Major Issues in Categorizing Businesses by Type: Supporting Small Businesses through Improved Categorization
|Author||Gil, Eunsun||Date||2021.02.19||Issue No||103|
The Korean government is considering providing a fourth round of disaster relief funding to support small businesses hard-hit by the prolonged social distancing measures implemented to contain the spread of COVID-19. However, determining which businesses should benefit from this support is quite tricky.
Legal business entities such as microenterprises and privately-owned companies are not the same as struggling, self-employed small businesses.
During the second and third rounds of support, only privately-owned microenterprises were eligible for relief.

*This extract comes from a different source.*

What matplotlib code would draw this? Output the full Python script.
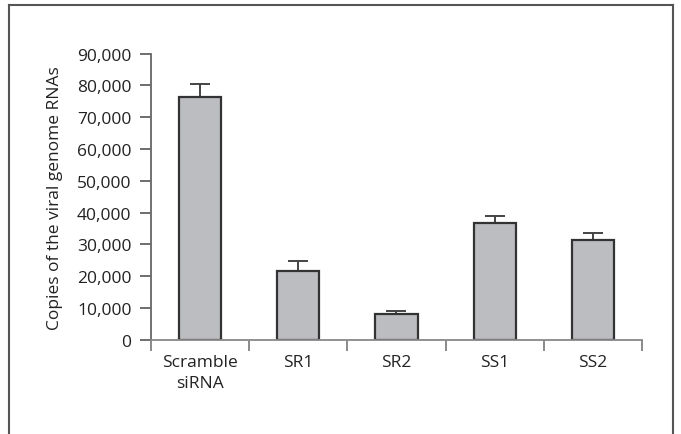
import matplotlib.pyplot as plt
from matplotlib.lines import Line2D
import numpy as np

plt.rcParams['font.family'] = ['Open Sans', 'DejaVu Sans']

groups = ['Scramble\nsiRNA', 'SR1', 'SR2', 'SS1', 'SS2']
copies = [76400, 21600, 8300, 36850, 31500]
errors = [4100, 3300, 950, 2200, 2000]
y_ticks = [0, 10000, 20000, 30000, 40000, 50000, 60000, 70000, 80000, 90000]

fig = plt.figure(figsize=(6.81, 4.35), dpi=100)
ax = fig.add_axes([0.2217, 0.2161, 0.7210, 0.6586])

x = np.arange(len(groups))
ax.bar(x, copies, width=0.43, color='#bcbdc1', edgecolor='#333333', linewidth=1.6,
       zorder=2)
ax.errorbar(x, copies, yerr=[np.zeros(len(errors)), errors], fmt='none',
            ecolor='#444444', elinewidth=1.4, capsize=7, capthick=1.4, zorder=1)

ax.set_xlim(-0.5, len(groups) - 0.5)
ax.set_ylim(0, 90000)
ax.set_yticks(y_ticks)
ax.set_yticklabels([f'{v:,}' for v in y_ticks], fontsize=12.5, color='#222222')
ax.set_xticks(x)
ax.set_xticklabels(groups, fontsize=12.5, color='#222222', linespacing=1.45)
ax.set_xticks(np.arange(-0.5, len(groups)), minor=True)
ax.tick_params(axis='x', which='major', length=0, pad=10)
ax.tick_params(axis='x', which='minor', length=8, width=1.2, color='#777777')
ax.tick_params(axis='y', length=8, width=1.2, color='#555555', pad=6)

ax.spines['top'].set_visible(False)
ax.spines['right'].set_visible(False)
ax.spines['left'].set_color('#666666')
ax.spines['left'].set_linewidth(1.3)
ax.spines['bottom'].set_color('#888888')
ax.spines['bottom'].set_linewidth(1.3)

ax.set_ylabel('Copies of the viral genome RNAs', fontsize=12.5, color='#222222',
              labelpad=10)

# open frame around the figure (no bottom edge), pixel coords from top-left
W, H = 681, 435
frame = [((9, 9), (440, 6)), ((9, 673), (6, 6)), ((673, 673), (6, 440))]
for xs, ys in frame:
    fig.add_artist(Line2D([xs[0] / W, xs[1] / W],
                          [1 - ys[0] / H, 1 - ys[1] / H],
                          color='#555555', linewidth=1.5))

plt.savefig('out.png', dpi=100)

The amount of financial support available varied depending on whether businesses were ordered to limit the number of customers, had restrictions placed on business hours, or suffered losses in revenue.

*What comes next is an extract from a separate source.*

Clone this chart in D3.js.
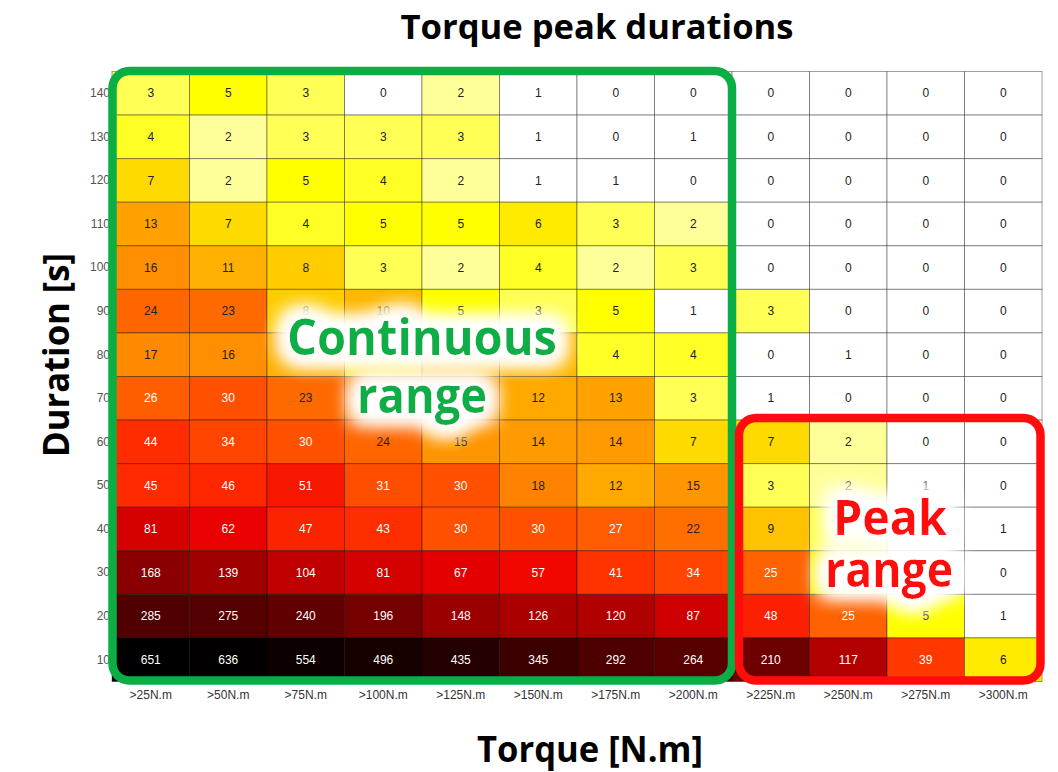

Small business establishments categorized neither as microenterprises nor as privately-owned companies have been excluded from receiving support, regardless of the economic hardship they face. Moreover, privately-owned microenterprises (many of which are far from being small businesses with narrow operating margins) are not excluded from receiving support.
▣ Policy Proposals
To ensure that small businesses receive the support they need, enterprise size (fewer than 10 employees) must be the primary eligibility criterion for the fourth round of disaster relief funding. After this primary criterion is applied, eligibility can be narrowed or expanded based on financial need or economic vulnerability.
This primary eligibility criterion will benefit 74,000 privately-owned companies with five to nine employees. Additionally, 254,000 incorporated microenterprises and 82,000 incorporated companies with five to nine employees will become eligible for relief.
A further eligibility criterion has been introduced for the fourth round of disaster relief: A business owner that also works for another company and is insured under the national health insurance scheme (in which employees and employers split monthly premiums) is now ineligible for disaster relief. Alternatively, a business owner having paid tax in an amount over a certain threshold would also be ineligible for relief.
The new eligibility criteria will bolster support for small businesses economically-impacted by the COVID-19 pandemic and ensure the equity of the disaster relief plan.